Fibroids vs. Other Causes of Diarrhea

One of the trickier aspects of fibroid-related diarrhea is that it can look a lot like irritable bowel syndrome (IBS) or other digestive conditions. Women sometimes spend months or years treating what they assume is a gut problem before learning that a growing fibroid is the actual cause. A few patterns can help distinguish fibroid-related bowel issues from other conditions:

  • Timing with your cycle: If diarrhea worsens around your period, fibroids may be involved. Hormonal shifts during menstruation can cause the uterus to contract more, and an enlarged fibroid-containing uterus puts extra pressure on the bowel during these contractions.
  • Accompanying pelvic symptoms: Diarrhea that comes alongside heavy periods, pelvic pressure, frequent urination, or a visibly distended lower abdomen points more toward fibroids than a primary digestive disorder.
  • Gradual onset: Fibroid-related bowel changes tend to develop slowly as fibroids grow, unlike IBS flares that often correlate with stress or specific foods.
  • Constipation mixed in: Many women with fibroid-related bowel issues experience both diarrhea and constipation rather than one or the other consistently.

If you’re experiencing chronic diarrhea and have a known fibroid diagnosis, or if you have unexplained bowel changes along with any pelvic symptoms, it’s worth connecting the two in conversation with your provider. Pelvic imaging can reveal whether a fibroid’s size and position could explain what’s happening in your gut.

When Bowel Symptoms Become Urgent

In rare cases, very large fibroids can cause mechanical compression of the small bowel, leading to a partial or complete bowel obstruction. This is uncommon but serious. Warning signs include severe cramping abdominal pain that comes in waves, vomiting, inability to pass gas or have a bowel movement at all, loss of appetite, and visible abdominal swelling. A bowel obstruction requires immediate medical attention. Large residual fibroids and adhesions from prior procedures like uterine artery embolization are known risk factors for this complication.

Treatment and Symptom Relief

The most reliable way to resolve fibroid-related diarrhea is to treat the fibroids themselves. When the source of pressure on the bowel is removed or reduced, digestive symptoms typically improve along with bleeding and pelvic pain.

Uterine artery embolization (UAE), a minimally invasive procedure that shrinks fibroids by cutting off their blood supply, reduces fibroid volume by about 70% on average. In clinical follow-up, about 61% of patients report improvement in bulk-related symptoms, the category that includes bowel pressure. Pain improves in roughly 70% of patients, and bleeding in up to 96%. Myomectomy, the surgical removal of fibroids while preserving the uterus, is another option, particularly when fibroids are large or few in number. For fibroids growing into the uterine cavity, a hysteroscopic approach allows removal through the vagina with no incisions.

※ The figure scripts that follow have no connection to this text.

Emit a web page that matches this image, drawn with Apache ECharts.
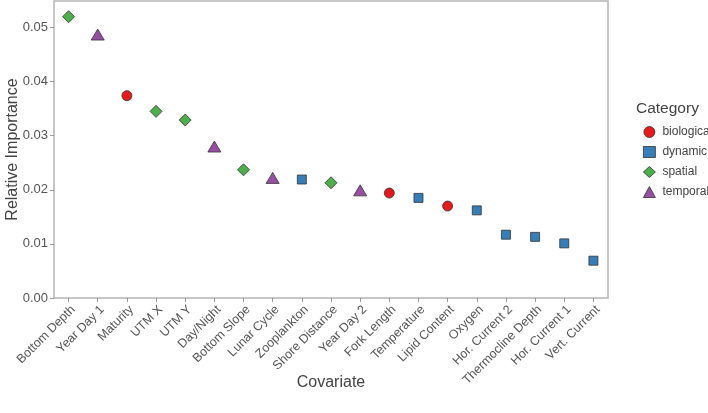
<!DOCTYPE html>
<html>
<head>
<meta charset="utf-8">
<script src="https://cdn.jsdelivr.net/npm/echarts@6/dist/echarts.min.js"></script>
<style>html,body{margin:0;padding:0;background:#fff;}#c{width:708px;height:413px;}</style>
</head>
<body>
<div id="c"></div>
<script>
const covariates = ['Bottom Depth','Year Day 1','Maturity','UTM X','UTM Y','Day/Night','Bottom Slope','Lunar Cycle','Zooplankton','Shore Distance','Year Day 2','Fork Length','Temperature','Lipid Content','Oxygen','Hor. Current 2','Thermocline Depth','Hor. Current 1','Vert. Current'];
const importance = [0.0520,0.0487,0.0374,0.0345,0.0329,0.0280,0.0237,0.0222,0.0219,0.0213,0.0199,0.0194,0.0185,0.0170,0.0162,0.0117,0.0113,0.0101,0.0069];
const categoryOf = ['spatial','temporal','biological','spatial','spatial','temporal','spatial','temporal','dynamic','spatial','temporal','biological','dynamic','biological','dynamic','dynamic','dynamic','dynamic','dynamic'];
const categoryNames = ['biological','dynamic','spatial','temporal'];
const yTicks = [0, 0.01, 0.02, 0.03, 0.04, 0.05];

const styleMap = {
  biological: {symbol:'circle', size:10, color:'#E41A1C'},
  dynamic: {symbol:'rect', size:9, color:'#377EB8'},
  spatial: {symbol:'diamond', size:[12,12], color:'#4DAF4A'},
  temporal: {symbol:'triangle', size:[13,11], color:'#984EA3'}
};

const series = categoryNames.map(cat => ({
  name: cat,
  type: 'scatter',
  symbol: styleMap[cat].symbol,
  symbolSize: styleMap[cat].size,
  itemStyle: {color: styleMap[cat].color, borderColor: '#333', borderWidth: 0.8, opacity: 1},
  data: covariates.map((c,i) => categoryOf[i] === cat ? [c, importance[i]] : null).filter(d => d)
}));

const chart = echarts.init(document.getElementById('c'));
chart.setOption({
  animation: false,
  backgroundColor: '#fff',
  textStyle: {fontFamily: 'Liberation Sans, Arial, sans-serif'},
  grid: {left: 54, right: 100, top: 1, bottom: 115, show: true, borderColor: '#b5b5b5', borderWidth: 1.5, backgroundColor: '#fff', containLabel: false, outerBoundsMode: 'none'},
  title: {text: 'Category', left: 631, top: 96, textStyle: {fontSize: 15.5, fontWeight: 'normal', color: '#444', fontFamily: 'Liberation Sans, Arial, sans-serif'}},
  legend: {
    orient: 'vertical', left: 638, top: 121, itemGap: 8, itemWidth: 12, itemHeight: 11,
    data: categoryNames.map(n => ({name: n, itemStyle: {borderWidth: 0.8}})),
    textStyle: {fontSize: 12, color: '#444', padding: [0,0,0,2]}
  },
  xAxis: {
    type: 'category',
    data: covariates,
    boundaryGap: true,
    name: 'Covariate',
    nameLocation: 'middle',
    nameGap: 77,
    nameMoveOverlap: false,
    nameTextStyle: {fontSize: 16, color: '#444'},
    axisLine: {show: false},
    axisTick: {show: true, alignWithLabel: true, length: 4, lineStyle: {color: '#999'}},
    axisLabel: {rotate: 45, fontSize: 12.5, color: '#555', margin: 5, interval: 0, verticalAlign: 'top', align: 'right'},
    splitLine: {show: false}
  },
  yAxis: {
    type: 'value',
    min: 0, max: 0.0549, interval: 0.01,
    name: 'Relative Importance',
    nameLocation: 'middle',
    nameGap: 33,
    nameMoveOverlap: false,
    nameTextStyle: {fontSize: 16, color: '#444'},
    axisLine: {show: false},
    axisTick: {show: true, length: 4, lineStyle: {color: '#999'}},
    axisLabel: {fontSize: 13, color: '#555', margin: 6, showMaxLabel: false,
      formatter: v => {
        const t = yTicks.find(k => Math.abs(k - v) < 1e-9);
        return t === undefined ? '' : t.toFixed(2);
      }},
    splitLine: {show: false}
  },
  series: series
});
</script>
</body>
</html>
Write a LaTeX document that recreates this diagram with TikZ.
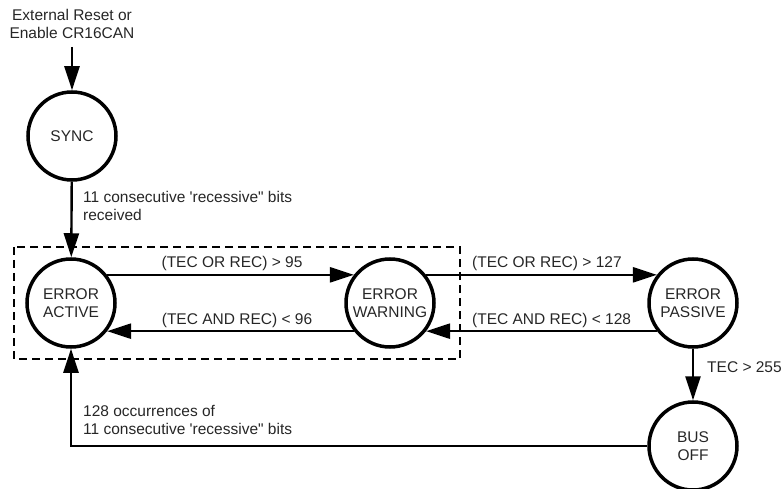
\documentclass[tikz,border=0pt]{standalone}
\usepackage{fontspec}
\setmainfont{Liberation Sans}[Ligatures=TeXOff]
\usetikzlibrary{arrows.meta}
\begin{document}
\begin{tikzpicture}[x=1pt,y=-1pt,
  state/.style={circle,draw,line width=3.5pt,minimum size=88pt,inner sep=0pt,align=center,text=black!85},
  conn/.style={line width=2.4pt,-{Triangle[length=24pt,width=15pt]}},
  lbl/.style={text=black!85,inner sep=0pt},
  font=\fontsize{15.5}{18}\selectfont]
\useasboundingbox (0,0) rectangle (782,489);
\node[state] (sync) at (72,136) {SYNC};
\node[state] (ea) at (71,303) {ERROR\\ACTIVE};
\node[state] (ew) at (390,303) {ERROR\\WARNING};
\node[state] (ep) at (693,303) {ERROR\\PASSIVE};
\node[state] (bo) at (693,446) {BUS\\OFF};
\node[lbl,align=center] (ext) at (72,24) {External Reset or\\Enable CR16CAN};
\coordinate (in) at (72,47);
\draw[conn] (in) -- (sync);
\draw[conn] (sync) -- (ea);
\draw[conn] (ea.38) -- (ew.142);
\draw[conn] (ew.-142) -- (ea.-38);
\draw[conn] (ew.38) -- (ep.142);
\draw[conn] (ep.-142) -- (ew.-38);
\draw[conn] (ep) -- (bo);
\draw[conn] (bo.west) -| (ea.south);
\draw[line width=2pt,dash pattern=on 8pt off 5pt] (14,247) rectangle (460,359);
\node[lbl] (l1) at (232,263) {(TEC OR REC) > 95};
\node[lbl] (l2) at (237,320) {(TEC AND REC) < 96};
\node[lbl,anchor=west] (l3) at (472,263) {(TEC OR REC) > 127};
\node[lbl,anchor=west] (l4) at (472,320) {(TEC AND REC) < 128};
\node[lbl,anchor=west] (l5) at (707,367) {TEC > 255};
\node[lbl,anchor=west,align=left] (l6) at (83,206) {11 consecutive 'recessive" bits\\received};
\node[lbl,anchor=west,align=left] (l7) at (83,420) {128 occurrences of\\11 consecutive 'recessive" bits};
\end{tikzpicture}
\end{document}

While awaiting treatment or if your symptoms are mild, dietary adjustments can help manage day-to-day bowel irregularity. Soluble fiber can firm up loose stools, staying well-hydrated supports regular bowel function, and keeping a symptom diary can help you identify patterns tied to your cycle or specific triggers. These measures won’t address the underlying cause, but they can make the symptoms more manageable in the meantime.